In the four games since the change of regulation, though, away teams have scored eight of the 10 goals thus far in the knockout stage of the Champions League (Manchester City’s five did the heavy lifting). Of course, that is not a sufficient sample size to judge anything, but then neither is one performance from a Madrid side that was worried about the fitness of center forward Karim Benzema.
Madrid had played fairly similarly in its three group games away from the Spanish capital, preferring to sit relatively deep and play on the counter, which had yielded three wins without conceding a goal. That, almost certainly, would have been its approach with or without the away goals rule. It’s how Carlo Ancelotti tends to manage away games in Europe. And that tendency was only ever going to be heightened by the need to negate, as far as possible, the pace of Kylian Mbappé and prevent him exploiting any space behind the defensive line. Given how Dani Carvajal struggled against Mbappé anyway, it’s probably just as well he was given additional protection.
That’s not to say it was right to play that way—certainly there was a constituency of Madrid fans angered their side had played like a “small” team—but neither was this an aberration explicable only by the law change.
The outcry seemed to stem from a misapprehension about the role of the away goals rule. Although it was introduced to encourage away teams to be more attack-minded, there is no evidence at all that it succeeded. It was quite the reverse, in fact. The European Cup ran for 12 seasons before the away goals law was introduced, and in those 12 seasons the away side failed to score in 33% of games. In the 12 seasons after it was introduced, the away side failed to score in 45% of games.
The number of goals per game in the European Cup fell from 3.26 in 1966–67—the last season before the regulation was introduced—to 2.34 in ’87-88, after which, for other tactical reasons, the numbers began to rise again. Far from encouraging away teams to attack more, the evidence suggests they found it harder to score, probably because home teams were incentivized to defend. But there is more recent and direct evidence: The introduction of away goals to the MLS playoffs in 2014 made no difference to how many goals were scored.

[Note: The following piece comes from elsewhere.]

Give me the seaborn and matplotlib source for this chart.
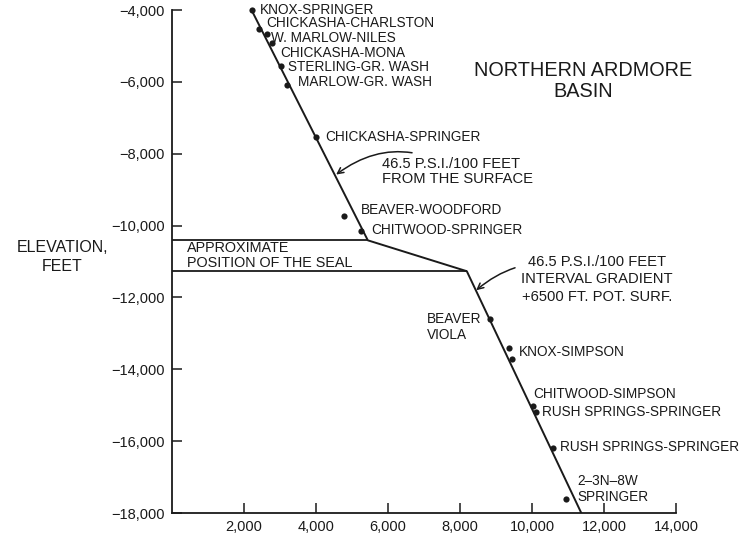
import matplotlib.pyplot as plt
import matplotlib.ticker as mticker
import seaborn as sns

# well pressures (psi) against elevation (feet)
well_names = ["KNOX-SPRINGER", "CHICKASHA-CHARLSTON", "W. MARLOW-NILES", "CHICKASHA-MONA",
              "STERLING-GR. WASH", "MARLOW-GR. WASH", "CHICKASHA-SPRINGER", "BEAVER-WOODFORD",
              "CHITWOOD-SPRINGER", "BEAVER\nVIOLA", "KNOX-SIMPSON", "", "CHITWOOD-SIMPSON",
              "RUSH SPRINGS-SPRINGER", "RUSH SPRINGS-SPRINGER", "2\u20133N\u20138W\nSPRINGER"]
well_pressure = [2210, 2430, 2630, 2790, 3030, 3200, 3990, 4780, 5240,
                 8830, 9360, 9440, 10020, 10100, 10580, 10940]
well_elev = [-4000, -4540, -4680, -4930, -5570, -6080, -7540, -9740, -10140,
             -12590, -13420, -13720, -15020, -15200, -16200, -17610]

# gradient line through the wells, broken at the seal
grad_pressure = [2210, 5440, 8190, 11370]
grad_elev = [-4000, -10410, -11270, -18000]
seal_top = -10410
seal_base = -11270

x_ticks = [2000, 4000, 6000, 8000, 10000, 12000, 14000]
y_ticks = [-4000, -6000, -8000, -10000, -12000, -14000, -16000, -18000]

# label offsets from each dot, in pixels
label_offsets = [(8, 0), (7, 6), (4, -4), (8, -10), (7, -1), (11, 3), (10, 0), (17, 6),
                 (11, 1), (-8, -8), (10, -4), (0, 0), (1, 12), (6, 0), (7, 1), (12, 10)]

sns.set_theme(style="ticks")
plt.rcParams['font.family'] = ['Liberation Sans', 'DejaVu Sans']
ink = "#1a1a1a"

fig, ax = plt.subplots(figsize=(7.5, 5.36), dpi=100)
fig.subplots_adjust(left=0.2293, right=0.9013, bottom=0.0429, top=0.9813)

# seal lines
ax.hlines(seal_top, 0, grad_pressure[1], color=ink, lw=1.3)
ax.hlines(seal_base, 0, grad_pressure[2], color=ink, lw=1.3)

sns.lineplot(x=grad_pressure, y=grad_elev, sort=False, color=ink, lw=1.4, ax=ax)
sns.scatterplot(x=well_pressure, y=well_elev, color=ink, s=20, linewidth=0,
                ax=ax, clip_on=False, zorder=3)

for name, px, el, off in zip(well_names, well_pressure, well_elev, label_offsets):
    if not name:
        continue
    ha = 'right' if off[0] < 0 else 'left'
    ax.annotate(name, (px, el), xytext=off, textcoords='offset pixels',
                ha=ha, va='center', multialignment='left',
                fontsize=9.8, color=ink, linespacing=1.2)

ax.text(410, (seal_top + seal_base) / 2, "APPROXIMATE\nPOSITION OF THE SEAL",
        ha='left', va='center', fontsize=10.4, color=ink, linespacing=1.1)

ax.annotate("46.5 P.S.I./100 FEET\nFROM THE SURFACE", xy=(4560, -8580),
            xytext=(5830, -8490), ha='left', va='center', fontsize=10.6, color=ink,
            linespacing=1.15,
            arrowprops=dict(arrowstyle='->', color=ink, lw=1.1,
                            connectionstyle='arc3,rad=0.35', shrinkA=2, shrinkB=0))

ax.annotate("46.5 P.S.I./100 FEET\nINTERVAL GRADIENT\n+6500 FT. POT. SURF.", xy=(8450, -11800),
            xytext=(11800, -11500), ha='center', va='center', fontsize=10.6, color=ink,
            linespacing=1.3,
            arrowprops=dict(arrowstyle='->', color=ink, lw=1.1,
                            connectionstyle='arc3,rad=0.35', shrinkA=2, shrinkB=0))

ax.text(0.815, 0.859, "NORTHERN ARDMORE\nBASIN", transform=ax.transAxes,
        ha='center', va='center', fontsize=14.3, color=ink, linespacing=1.1)

ax.set_xlim(0, 14000)
ax.set_ylim(-18000, -4000)
ax.set_xticks(x_ticks)
ax.set_yticks(y_ticks)
fmt = mticker.FuncFormatter(lambda v, p: f"{v:,.0f}".replace('-', '\u2212'))
ax.xaxis.set_major_formatter(fmt)
ax.yaxis.set_major_formatter(fmt)
ax.tick_params(direction='in', length=7, width=1.1, labelsize=10.5,
               colors=ink, pad=5)

ax.set_xlabel("")
ax.set_ylabel("ELEVATION,\nFEET", rotation=0, ha='center', va='center',
              fontsize=11.5, color=ink, linespacing=1.4)
ax.yaxis.set_label_coords(-0.218, 0.509)

sns.despine(ax=ax)
for side in ['left', 'bottom']:
    ax.spines[side].set_linewidth(1.3)
    ax.spines[side].set_color(ink)

fig.savefig("out.png", dpi=100)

None of this should come as a surprise. The football of today is very different than the football of the 1960s. For one thing, travel is easier, and environments are more homogenized. Crowds are far less hostile. Away teams are not turning up looking primarily to survive. Before ’80, home teams in UEFA competition had an advantage of 1.06 goals per game. By 2000 that had fallen to 0.77, and by ’18 it was 0.51. Playing away just isn’t as difficult as it used to be.
Besides which, it’s much harder to shut games down than it used to be. The introduction of the backpass law means the ball is in play more. Refereeing tends to be better. Intimidatory tackling has been outlawed. The offside law has been liberalized. And also, at least at the top European level, the players are better. As Madrid found, if you sit deep for 90 minutes, eventually Mbappé (or Lionel Messi or Neymar or Ángel Di María or whoever) will produce a moment of genius that will unlock you. Attacking movements and interchanges are finally coordinated. Defending now in the Champions League is harder than it has ever been.
Perhaps Madrid’s approach was conditioned by the abolition of the away goals rule. But it’s very hard to believe a policy of massed defense will pay off in the Champions League in the long term. What is likely is that more games will go to extra time and penalties, and there will not be those moments of high (but artificial) drama in which a team that is losing on aggregate scores one goal and is suddenly winning (and vice versa). Perhaps some of those periods of extra time will not be especially entertaining, and whether you think that is a price worth paying so that some goals are not arbitrarily weighted more heavily than others is a matter of personal choice.
But as well as the high drama, there have been plenty of second legs killed by an early goal for an away team holding a narrow first-leg lead. Football is a conservative sport, but some change is good.